19 июня (2 июля) фон Кюльман также телеграфировал в Берлин обнадеживающие сведения, полученные от его представителя при Ставке Верховного главнокомандующего барона фон Лерснера: «По устному заявлению Иоффе, известие об убийстве царя и семьи не имеет под собой оснований. Однако императорская фамилия по-прежнему находится в опасном положении в связи с осложнениями на Урале. Я настойчиво ему напомнил, что мировое общественное мнение считает советское правительство ответственным за жизнь царя и его семьи. Я указал ему также на необходимость гарантировать им достойное существование в нынешнем положении. Иоффе обещал уведомить об этом свое правительство».
Оставалось три недели до бойни в подвале «дома особого назначения». Согласно Курту Ягову, в тот момент завершилась предварительная разведка, которую вели советские дипломаты. Большевики посчитали, что никто в Европе не станет вмешиваться во внутренние дела России из-за уничтожения всей императорской фамилии, и тем более не опасались осложнений с Берлином. После неудачной экспедиции комиссара Яковлева можно было уже успокоиться.
Во второй половине июня в России вспыхнула Гражданская война и союзническая интервенция решительно подорвала в германской столице и Ставке Верховного главнокомандующего влияние тех, кто, подобно генералу Гофману, выступал против пробольшевистской политики. Граф Мирбах с полной серьезностью передавал в Берлин столь очевидные большевистские басни, что, должно быть, пробные шары Чичерина и Иоффе надежно успокоили нервы влиятельных противников большевиков в правительственных кругах и при германском дворе.
Для бывшего царя переезд в Екатеринбург с первого дня означал гибель. На станции Екатеринбург-II его встретили Белобородов с Голощекиным, в царском поезде прибыли Авдеев и Заславский. Для них царь и члены его семьи были уже приговорены к смерти. 10 (23) мая из Тобольска отправили под конвоем цесаревича и трех остававшихся с ним сестер.
Семья собралась полностью. Дом Ипатьева превратился в тюрьму. Как все сибирские тюрьмы, его окружал высокий дощатый палисад и вторая внутренняя ограда. Наружную охрану обеспечивали пятьдесят четыре человека, внутреннюю девятнадцать. Для этого набрали рабочих во главе с «комендантом» Авдеевым, находившихся под сильным влиянием большевистских пропагандистов. Девятнадцать охранников размещались на одном этаже с императорской семьей. Вели они себя грубо, крайне оскорбительно, особенно в первый месяц. Пленникам установили суровый тюремный режим. Вся их жизнь проходила на глазах у охраны. Камердинер Чемодуров, который прожил первый месяц в доме Ипатьева, а потом был переведен в тюрьму, остался единственным живым свидетелем распорядка, установленного комендантом Авдеевым.

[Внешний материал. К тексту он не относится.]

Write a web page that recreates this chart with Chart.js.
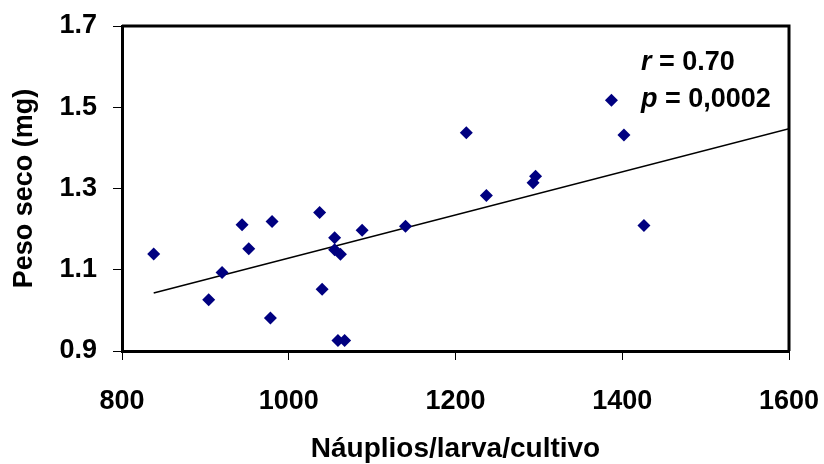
<!DOCTYPE html>
<html>
<head>
<meta charset="utf-8">
<script src="https://cdn.jsdelivr.net/npm/chart.js@4/dist/chart.umd.min.js"></script>
<style>
  html, body { margin: 0; padding: 0; background: #fff; }
  #wrap { width: 824px; height: 464px; position: relative; }
</style>
</head>
<body>
<div id="wrap"><canvas id="c" width="824" height="464"></canvas></div>
<script>
// Data
const nauplios = [838, 904, 920, 944, 952, 978, 980, 1037, 1040, 1055, 1055, 1062, 1059, 1067, 1088, 1140, 1213, 1237, 1293, 1296, 1387, 1402, 1426];
const pesoSeco = [1.139, 1.026, 1.093, 1.211, 1.152, 0.981, 1.219, 1.241, 1.052, 1.179, 1.149, 1.138, 0.926, 0.926, 1.197, 1.207, 1.437, 1.283, 1.314, 1.330, 1.517, 1.432, 1.209];
const trendX = [838, 1600];
const trendY = [1.043, 1.447];
const xTicks = [800, 1000, 1200, 1400, 1600];
const yTicks = [0.9, 1.1, 1.3, 1.5, 1.7];
const xTitle = 'Náuplios/larva/cultivo';
const yTitle = 'Peso seco (mg)';
const statLines = [['r', ' = 0.70'], ['p', ' = 0,0002']];

const FONT = '"Liberation Sans", Arial, sans-serif';

const points = nauplios.map((x, i) => ({ x: x, y: pesoSeco[i] }));
const trend = trendX.map((x, i) => ({ x: x, y: trendY[i] }));

const framePlugin = {
  id: 'frame',
  afterDraw(chart) {
    const { ctx, chartArea: a } = chart;
    ctx.save();
    ctx.strokeStyle = '#000';
    ctx.lineWidth = 3;
    ctx.beginPath();
    ctx.moveTo(a.left, a.top);
    ctx.lineTo(a.right, a.top);
    ctx.lineTo(a.right, a.bottom);
    ctx.stroke();
    // statistics text
    ctx.fillStyle = '#000';
    ctx.textBaseline = 'alphabetic';
    const x0 = 641;
    const baselines = [70, 107];
    statLines.forEach((ln, i) => {
      ctx.font = 'italic bold 27px ' + FONT;
      ctx.fillText(ln[0], x0, baselines[i]);
      const w = ctx.measureText(ln[0]).width;
      ctx.font = 'bold 27px ' + FONT;
      ctx.fillText(ln[1], x0 + w, baselines[i]);
    });
    ctx.restore();
  }
};

new Chart(document.getElementById('c'), {
  type: 'scatter',
  data: {
    datasets: [
      {
        data: points,
        pointStyle: 'rectRot',
        pointRadius: 6.5,
        pointHoverRadius: 6.5,
        backgroundColor: '#000080',
        borderColor: '#000080',
        borderWidth: 0,
        order: 1
      },
      {
        data: trend,
        showLine: true,
        pointRadius: 0,
        borderColor: '#000',
        borderWidth: 1.5,
        fill: false,
        order: 2
      }
    ]
  },
  options: {
    responsive: false,
    animation: false,
    events: [],
    layout: { padding: { top: 26, right: 35, left: 0, bottom: 0 } },
    plugins: { legend: { display: false }, tooltip: { enabled: false } },
    scales: {
      x: {
        type: 'linear',
        min: 800,
        max: 1600,
        afterBuildTicks: s => { s.ticks = xTicks.map(v => ({ value: v })); },
        afterFit: s => { s.height = 113; s.paddingLeft = 0; s.paddingRight = 0; },
        border: { display: true, color: '#000', width: 3 },
        grid: { drawOnChartArea: false, drawTicks: true, tickLength: 9, color: '#000', lineWidth: 1 },
        ticks: { color: '#000', font: { family: FONT, size: 27, weight: 'bold' }, padding: 25, maxRotation: 0, callback: v => String(v) },
        title: { display: true, text: xTitle, color: '#000', font: { family: FONT, size: 28, weight: 'bold' }, padding: { top: 0, bottom: -2 } }
      },
      y: {
        type: 'linear',
        min: 0.9,
        max: 1.7,
        afterBuildTicks: s => { s.ticks = yTicks.map(v => ({ value: v })); },
        afterFit: s => { s.width = 122; s.paddingTop = 0; s.paddingBottom = 0; },
        border: { display: true, color: '#000', width: 3 },
        grid: { drawOnChartArea: false, drawTicks: true, tickLength: 9, color: '#000', lineWidth: 1 },
        ticks: { color: '#000', font: { family: FONT, size: 27, weight: 'bold' }, padding: 16, callback: v => Number(v).toFixed(1) },
        title: { display: true, text: yTitle, color: '#000', font: { family: FONT, size: 27, weight: 'bold' }, padding: { top: 8, bottom: 0 } }
      }
    }
  },
  plugins: [framePlugin]
});
</script>
</body>
</html>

«По прибытии их величеств грубо и тщательно обыскали под руководством некоего Дидковского и коменданта дома. Один из них выхватил сумочку из рук императрицы, и император заметил: «До сих пор мы, кажется, имели дело с порядочными людьми». На что Дидковский сказал: «Попрошу запомнить, что вы находитесь под арестом и следствием». Режим заключения был чрезвычайно суровым, охрана вела себя возмутительно. Но их величества с виду стойко переносили все это, словно не замечая ни этих людей, ни их поведения. Дни обычно проходили таким образом: утром семья собиралась за чаем с вчерашним черным хлебом. В два часа присылали полностью приготовленный местным Советом полдник, который состоял из мясного бульона, жаркого, а чаще котлет. Не было ни салфеток, ни скатерти, еду никто не подавал. Приборы и обслуживание минимальные. По распоряжению императора все ели за одним столом. Иногда на шестерых приходилось всего пять ложек. Обед состоял из тех же блюд, что полдник. Прогулка в саду разрешалась раз в день от сорока до двадцати минут. Во время прогулки сад окружала охрана. Порой император обращался к кому-нибудь из караульных с незначительными вопросами, отвечать на которые было запрещено приказом по дому; всякий раз отвечали молчанием или грубостью… Днем и ночью на первом этаже у входных дверей стояли три красногвардейца, еще один в прихожей, еще один у туалета. Наружную охрану несли дурные люди, грубые, скандальные, с папиросами в зубах, с безобразными оскорбительными манерами и жестами».
Князь Г. Е. Львов, первый председатель Временного правительства, летом 1918 года сидел в екатеринбургской тюрьме № 2, где имел долгие беседы с матросом Нагорным, который был приставлен к цесаревичу, и слугой великих княжон Седневым. Оба провели несколько дней одни в доме Ипатьева, потом были переведены в тюрьму, после чего Нагорного расстреляли. Князь Львов передал их свидетельства следователю Соколову.